Tape vs. Disk - The Great Debate?
I recently finished a banter on a newsgroup thread related to disaster recovery and 'off-site tapes' and it occurs to me that the great debate between disk and tape will never be over.
The reason for this is that the debate is as irrelevant as arguing whether everyone should drive pickup trucks or luxury sedans. Authors note: since I live in Texas, I also have a strong but slightly skewed opinion on this. Most people, except for a friend of mine who just likes to argue, would not get into a truck vs. sedan debate, because we understand the two types of vehicles serve different purposes. One is great for helping your buddy move but really does not seat a family of four well (even the king-cab version). The other is great for entertaining customers, but is hard to haul a trailer with.
Before you, the reader, lose interest in this article, ask yourself why it is we understand that "trucks vs. sedans" is a silly discussion (because they serve different purposes) and yet we find many IT professionals adamant that only one type of media (disk or tape), and therefore only one type of approach (replication or backup), should be used for protecting data. In my experience, if you are debating 'tape vs. disk', then you are arguing for the sake of arguing because the choices are not mutually exclusive.
To finish my automotive analogy, this is where we get luxury SUV's as a hybrid approach that capitalizes on the merits of each vehicle and provides a solution that meets a wider range of needs while only taking up one space in the garage. 'Tape and Disk' (which for the rest of this article will be discussed as backup and replication respectively) also marry together well. A recent Gartner report predicts, with a probability greater than 70 percent, by 2003 large corporate enterprises will use a combination of replication technology (which feeds disk) and backup software (which feeds tape).
First, let's agree on how each technology works.
Tape backup and tape as a media have been around longer than disk, so we'll discuss them first (remember the twin reels on mainframes). My first experience with a computer was in 1977, where I saved my programs from a TRS-80 onto a standard audiocassette and thought I was in heaven when the 5.25" floppy disks first came out. Twenty-five years later, tape works the same way. A dedicated application walks the file system using some kind of selection criteria and saves the whole-files in sequential order on to a long thin strip of cellophane coated in magnetic film. Tape drives are bigger and faster, and the software is fancier and schedulable, but the approach is still snapshots of what the whole files looked like at a certain point in time. Other than fancier agents for getting unusual kinds of data and capacity and management GUIs, tape-backup may look very similar in another 25 years. If your goal when using tape is anything in the disaster recovery or business continuity arena, then your only option is the same as 25 years ago, take the tapes to an off-site location.
Disk, as a media, has some fundamental differences that inherently allow it to be more flexible. Disk is linearly scalable, meaning that as one grows (from Megabytes to Gigabytes and into Terabytes) performance and access is predictable across the entire data set. Disk access is significantly more ingrained and robust within operating systems. Case in point, the first operating system on your desktop was probably DOS. Every other function, feature, or benefit is supplemental to the operating system's primary purpose -- accessing the disk.
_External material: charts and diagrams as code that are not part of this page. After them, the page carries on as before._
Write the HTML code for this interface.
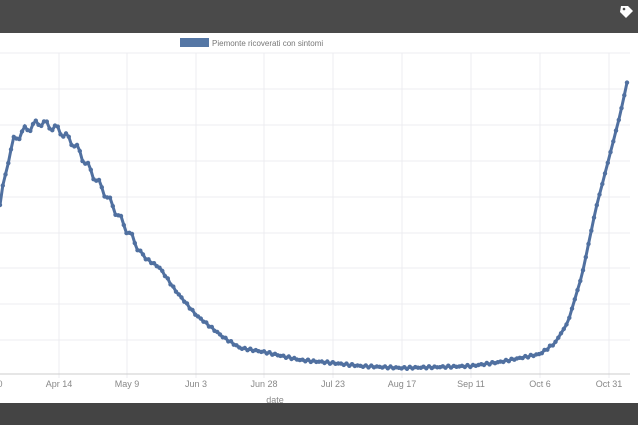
<!DOCTYPE html><html><head><style>
body{margin:0;width:638px;height:425px;overflow:hidden;background:#fff;font-family:"Liberation Sans",sans-serif}
</style></head><body>
<svg id="s" width="638" height="425" xmlns="http://www.w3.org/2000/svg">
<rect x="0" y="0" width="638" height="33" fill="#4a4a4a"/>
<rect x="0" y="403" width="638" height="22" fill="#444"/>
<path d="M621 6 l7 0 l5 5 l-7 7 l-6 -6 z" fill="#fff"/>
<circle cx="624" cy="9" r="1.3" fill="#4a4a4a"/>
<g stroke="#ececf0" stroke-width="1">
<line x1="0" y1="53" x2="630" y2="53"/><line x1="0" y1="89" x2="630" y2="89"/><line x1="0" y1="125" x2="630" y2="125"/><line x1="0" y1="161" x2="630" y2="161"/><line x1="0" y1="197" x2="630" y2="197"/><line x1="0" y1="233" x2="630" y2="233"/><line x1="0" y1="268" x2="630" y2="268"/><line x1="0" y1="304" x2="630" y2="304"/><line x1="0" y1="340" x2="630" y2="340"/>
<line x1="59" y1="53" x2="59" y2="378"/><line x1="127" y1="53" x2="127" y2="378"/><line x1="196" y1="53" x2="196" y2="378"/><line x1="264" y1="53" x2="264" y2="378"/><line x1="333" y1="53" x2="333" y2="378"/><line x1="402" y1="53" x2="402" y2="378"/><line x1="471" y1="53" x2="471" y2="378"/><line x1="540" y1="53" x2="540" y2="378"/><line x1="609" y1="53" x2="609" y2="378"/>
</g>
<line x1="0" y1="374" x2="630" y2="374" stroke="#ccc"/>
<rect x="180" y="38" width="29" height="9" fill="#5577a5"/>
<text x="212" y="46" font-size="8" fill="#777">Piemonte ricoverati con sintomi</text>
<g font-size="9" fill="#888" text-anchor="middle">
<text x="0" y="387">0</text><text x="59" y="387">Apr 14</text><text x="127" y="387">May 9</text><text x="196" y="387">Jun 3</text><text x="264" y="387">Jun 28</text><text x="333" y="387">Jul 23</text><text x="402" y="387">Aug 17</text><text x="471" y="387">Sep 11</text><text x="540" y="387">Oct 6</text><text x="609" y="387">Oct 31</text>
<text x="275" y="403">date</text></g>
<g id="g"></g>
</svg>
<script>
var k=[[0,205],[8,160],[14,140],[25,130],[40,122],[59,130],[75,145],[90,170],[103,190],[127,230],[145,258],[160,268],[175,290],[196,315],[223,337],[240,348],[264,352],[300,360],[333,363],[360,366],[402,368],[440,367],[471,366],[500,362],[540,354],[555,343],[568,322],[582,275],[596,208],[609,158],[620,115],[628,78]];
function f(x){for(var i=1;i<k.length;i++)if(x<=k[i][0]){var a=k[i-1],b=k[i];return a[1]+(b[1]-a[1])*(x-a[0])/(b[0]-a[0]);}return 78;}
var pts=[],h='';
for(var x=0;x<=628;x+=2.75){var n=x<140?Math.sin(x*1.7)*4:(x<560?Math.sin(x*1.3)*1:0);var y=f(x)+n;pts.push(x.toFixed(1)+','+y.toFixed(1));h+='<circle cx="'+x.toFixed(1)+'" cy="'+y.toFixed(1)+'" r="2.2" fill="#5070a0"/>';}
document.getElementById('g').innerHTML='<polyline points="'+pts.join(' ')+'" fill="none" stroke="#5070a0" stroke-width="3"/>'+h;
</script>
</body></html>
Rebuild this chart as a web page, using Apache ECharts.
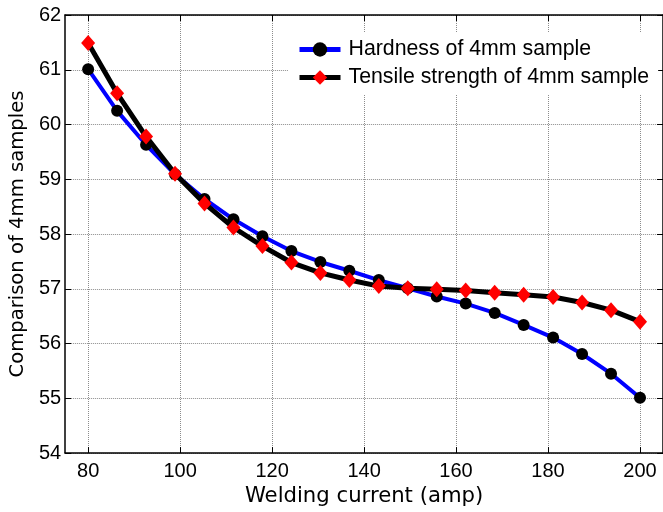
<!DOCTYPE html>
<html>
<head>
<meta charset="utf-8">
<script src="https://cdn.jsdelivr.net/npm/echarts@6/dist/echarts.min.js"></script>
<style>
html,body{margin:0;padding:0;background:#fff;}
#chart{width:663px;height:512px;}
</style>
</head>
<body>
<div id="chart"></div>
<script>
var currents = [80, 86.3, 92.6, 98.9, 105.3, 111.6, 117.9, 124.2, 130.5, 136.8, 143.2, 149.5, 155.8, 162.1, 168.4, 174.7, 181.1, 187.4, 193.7, 200];
var hardness = [61.01, 60.25, 59.63, 59.09, 58.64, 58.27, 57.96, 57.69, 57.49, 57.33, 57.16, 57.01, 56.86, 56.73, 56.56, 56.34, 56.11, 55.81, 55.45, 55.01];
var tensile = [61.49, 60.57, 59.78, 59.10, 58.56, 58.12, 57.78, 57.48, 57.29, 57.16, 57.05, 57.01, 56.99, 56.97, 56.93, 56.89, 56.85, 56.75, 56.61, 56.40];
var xTicks = [80, 100, 120, 140, 160, 180, 200];
var seriesNames = ['Hardness of 4mm sample', 'Tensile strength of 4mm sample'];

function pairs(xs, ys) { return xs.map(function (x, i) { return [x, ys[i]]; }); }

var chart = echarts.init(document.getElementById('chart'), null, {renderer: 'canvas'});
var tickFont = {fontFamily: 'Liberation Sans', fontSize: 20, color: '#000'};
var axisLine = {show: true, onZero: false, lineStyle: {color: '#000', width: 1.5}};
var gridLine = {show: true, lineStyle: {color: '#8c8c8c', width: 1, type: 'dotted'}};

chart.setOption({
  animation: false,
  backgroundColor: '#fff',
  grid: {left: 65, right: 0, top: 15, bottom: 54, containLabel: false},
  legend: {
    data: seriesNames,
    orient: 'vertical',
    left: 288, top: 33,
    padding: [6, 9, 6, 9],
    backgroundColor: '#fff',
    itemWidth: 41, itemHeight: 18, itemGap: 7,
    lineStyle: {width: 5},
    textStyle: {fontFamily: 'Liberation Sans', fontSize: 21.3, color: '#000', lineHeight: 19, padding: [0, 0, 0, 3]}
  },
  xAxis: [{
    type: 'value', min: 75, max: 205, position: 'bottom',
    name: 'Welding current (amp)', nameLocation: 'middle', nameGap: 26,
    nameTextStyle: {fontFamily: 'DejaVu Sans', fontSize: 21.2, color: '#000'},
    axisLine: axisLine,
    axisTick: {show: true, inside: true, length: 6, customValues: xTicks, lineStyle: {color: '#000'}},
    axisLabel: Object.assign({customValues: xTicks, margin: 8}, tickFont),
    splitLine: gridLine
  }, {
    type: 'value', min: 75, max: 205, position: 'top',
    axisLine: axisLine,
    axisTick: {show: true, inside: true, length: 6, customValues: xTicks, lineStyle: {color: '#000'}},
    axisLabel: {show: false},
    splitLine: {show: false}
  }],
  yAxis: [{
    type: 'value', min: 54, max: 62, interval: 1, position: 'left',
    name: 'Comparison of 4mm samples', nameLocation: 'middle', nameGap: 36,
    nameTextStyle: {fontFamily: 'DejaVu Sans', fontSize: 19.6, color: '#000', align: 'center'},
    axisLine: axisLine,
    axisTick: {show: true, inside: true, length: 6, lineStyle: {color: '#000'}},
    axisLabel: Object.assign({margin: 4}, tickFont),
    splitLine: gridLine
  }, {
    type: 'value', min: 54, max: 62, interval: 1, position: 'right',
    axisLine: axisLine,
    axisTick: {show: true, inside: true, length: 6, lineStyle: {color: '#000'}},
    axisLabel: {show: false},
    splitLine: {show: false}
  }],
  series: [{
    name: seriesNames[0], type: 'line', data: pairs(currents, hardness),
    lineStyle: {color: '#0000ff', width: 4},
    itemStyle: {color: '#000'},
    symbol: 'circle', symbolSize: 12,
    z: 2
  }, {
    name: seriesNames[1], type: 'line', data: pairs(currents, tensile),
    lineStyle: {color: '#000', width: 5},
    itemStyle: {color: '#ff0000'},
    symbol: 'diamond', symbolSize: [14, 16],
    z: 3
  }]
});
</script>
</body>
</html>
That said, replication is simply capturing the data as it is written to its disk and somehow propagating it elsewhere. For the benefit of this discussion, we will be discussing software-only replication.
Replication is not new, either, and is actually a combination of two data protection techniques. The idea of sending a copy of the data from disk to disk is as old as the nightly batch file that I would use to XCOPY files out to remote offices. The idea of capturing and tracking changes within files can be traced back to 'file journaling' on AS/400's and beyond. The best of today's replication technologies combine these approaches using file-system filter technology. As data is given to the file-system (by the O/S), the filter (just like an anti-virus filter) transparently accesses the data stream. Since most applications tend to write only the bytes that have changed, the filter catches only those granular bytes, and therefore, only the smallest possible set of data is transmitted (a.k.a. replicated) to another copy of the file. This small series of bytes is the change on the target(s), exactly as it had been changed on the source.
Unlike tape backup, the whole file is typically only sent once so a set of data can be 'protected' across a much slower connection. This correctly implies that while tape backup of distributed branch offices is not typically viable, replicating the data between those same branch offices is very achievable.